# DATASET EXCERPTS:
-.-.-

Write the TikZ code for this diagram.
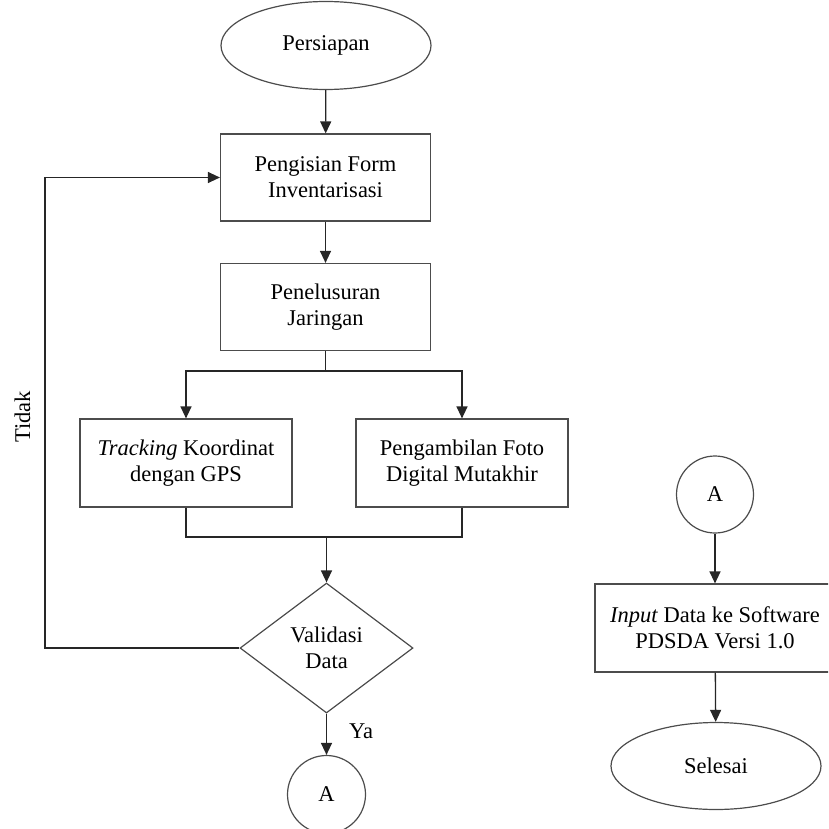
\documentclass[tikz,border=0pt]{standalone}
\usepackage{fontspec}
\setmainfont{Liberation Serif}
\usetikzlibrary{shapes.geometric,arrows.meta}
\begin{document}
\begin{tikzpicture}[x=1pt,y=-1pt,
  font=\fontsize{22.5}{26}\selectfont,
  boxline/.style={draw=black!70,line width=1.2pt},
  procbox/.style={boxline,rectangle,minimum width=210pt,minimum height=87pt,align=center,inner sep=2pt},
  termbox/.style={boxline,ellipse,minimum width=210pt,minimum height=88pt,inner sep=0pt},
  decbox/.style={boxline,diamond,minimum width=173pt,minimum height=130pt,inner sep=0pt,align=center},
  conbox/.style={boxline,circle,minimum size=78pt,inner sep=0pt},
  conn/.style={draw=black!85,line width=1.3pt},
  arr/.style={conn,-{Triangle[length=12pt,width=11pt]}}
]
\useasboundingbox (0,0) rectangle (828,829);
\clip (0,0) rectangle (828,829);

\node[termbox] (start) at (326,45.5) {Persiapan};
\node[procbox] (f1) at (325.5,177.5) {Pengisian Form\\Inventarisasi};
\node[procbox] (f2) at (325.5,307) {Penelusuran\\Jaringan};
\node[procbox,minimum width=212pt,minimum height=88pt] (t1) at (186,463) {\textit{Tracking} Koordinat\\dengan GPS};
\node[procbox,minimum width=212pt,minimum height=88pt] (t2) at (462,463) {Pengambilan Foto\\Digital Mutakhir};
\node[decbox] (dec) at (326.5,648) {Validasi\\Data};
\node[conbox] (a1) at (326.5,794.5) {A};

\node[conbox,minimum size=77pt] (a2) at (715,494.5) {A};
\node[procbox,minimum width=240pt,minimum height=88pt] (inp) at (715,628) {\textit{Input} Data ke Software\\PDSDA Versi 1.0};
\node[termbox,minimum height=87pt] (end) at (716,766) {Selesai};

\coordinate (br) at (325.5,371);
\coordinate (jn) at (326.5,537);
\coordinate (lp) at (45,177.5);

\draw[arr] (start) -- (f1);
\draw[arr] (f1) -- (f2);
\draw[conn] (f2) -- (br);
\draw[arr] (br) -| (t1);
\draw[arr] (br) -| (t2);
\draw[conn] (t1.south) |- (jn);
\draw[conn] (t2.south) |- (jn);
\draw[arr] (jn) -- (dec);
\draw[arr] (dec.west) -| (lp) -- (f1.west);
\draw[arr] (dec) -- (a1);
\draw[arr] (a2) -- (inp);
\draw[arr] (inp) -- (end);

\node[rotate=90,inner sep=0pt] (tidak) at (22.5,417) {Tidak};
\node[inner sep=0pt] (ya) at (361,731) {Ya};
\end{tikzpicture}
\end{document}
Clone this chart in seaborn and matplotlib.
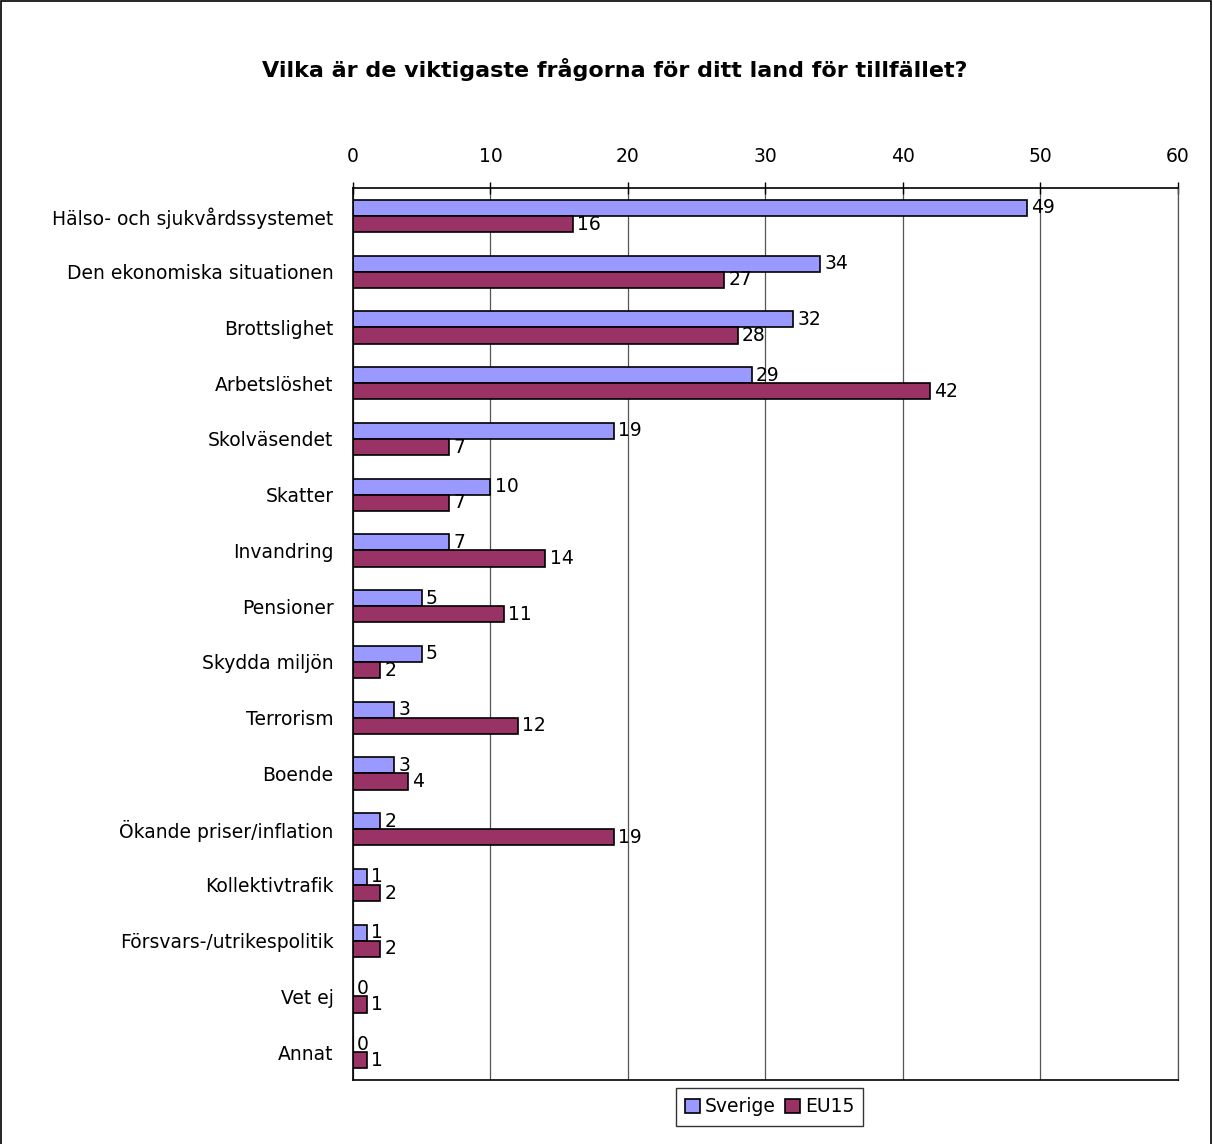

-.-.-

# YOUR TASK:
Every entry above should be duplicated exactly. Do not include the images.

# RESULT BELOW:
Write the TikZ code for this diagram.
\documentclass[tikz,border=0pt]{standalone}
\usepackage{fontspec}
\setmainfont{Liberation Serif}
\usetikzlibrary{shapes.geometric,arrows.meta}
\begin{document}
\begin{tikzpicture}[x=1pt,y=-1pt,
  font=\fontsize{22.5}{26}\selectfont,
  boxline/.style={draw=black!70,line width=1.2pt},
  procbox/.style={boxline,rectangle,minimum width=210pt,minimum height=87pt,align=center,inner sep=2pt},
  termbox/.style={boxline,ellipse,minimum width=210pt,minimum height=88pt,inner sep=0pt},
  decbox/.style={boxline,diamond,minimum width=173pt,minimum height=130pt,inner sep=0pt,align=center},
  conbox/.style={boxline,circle,minimum size=78pt,inner sep=0pt},
  conn/.style={draw=black!85,line width=1.3pt},
  arr/.style={conn,-{Triangle[length=12pt,width=11pt]}}
]
\useasboundingbox (0,0) rectangle (828,829);
\clip (0,0) rectangle (828,829);

\node[termbox] (start) at (326,45.5) {Persiapan};
\node[procbox] (f1) at (325.5,177.5) {Pengisian Form\\Inventarisasi};
\node[procbox] (f2) at (325.5,307) {Penelusuran\\Jaringan};
\node[procbox,minimum width=212pt,minimum height=88pt] (t1) at (186,463) {\textit{Tracking} Koordinat\\dengan GPS};
\node[procbox,minimum width=212pt,minimum height=88pt] (t2) at (462,463) {Pengambilan Foto\\Digital Mutakhir};
\node[decbox] (dec) at (326.5,648) {Validasi\\Data};
\node[conbox] (a1) at (326.5,794.5) {A};

\node[conbox,minimum size=77pt] (a2) at (715,494.5) {A};
\node[procbox,minimum width=240pt,minimum height=88pt] (inp) at (715,628) {\textit{Input} Data ke Software\\PDSDA Versi 1.0};
\node[termbox,minimum height=87pt] (end) at (716,766) {Selesai};

\coordinate (br) at (325.5,371);
\coordinate (jn) at (326.5,537);
\coordinate (lp) at (45,177.5);

\draw[arr] (start) -- (f1);
\draw[arr] (f1) -- (f2);
\draw[conn] (f2) -- (br);
\draw[arr] (br) -| (t1);
\draw[arr] (br) -| (t2);
\draw[conn] (t1.south) |- (jn);
\draw[conn] (t2.south) |- (jn);
\draw[arr] (jn) -- (dec);
\draw[arr] (dec.west) -| (lp) -- (f1.west);
\draw[arr] (dec) -- (a1);
\draw[arr] (a2) -- (inp);
\draw[arr] (inp) -- (end);

\node[rotate=90,inner sep=0pt] (tidak) at (22.5,417) {Tidak};
\node[inner sep=0pt] (ya) at (361,731) {Ya};
\end{tikzpicture}
\end{document}
Clone this chart in seaborn and matplotlib.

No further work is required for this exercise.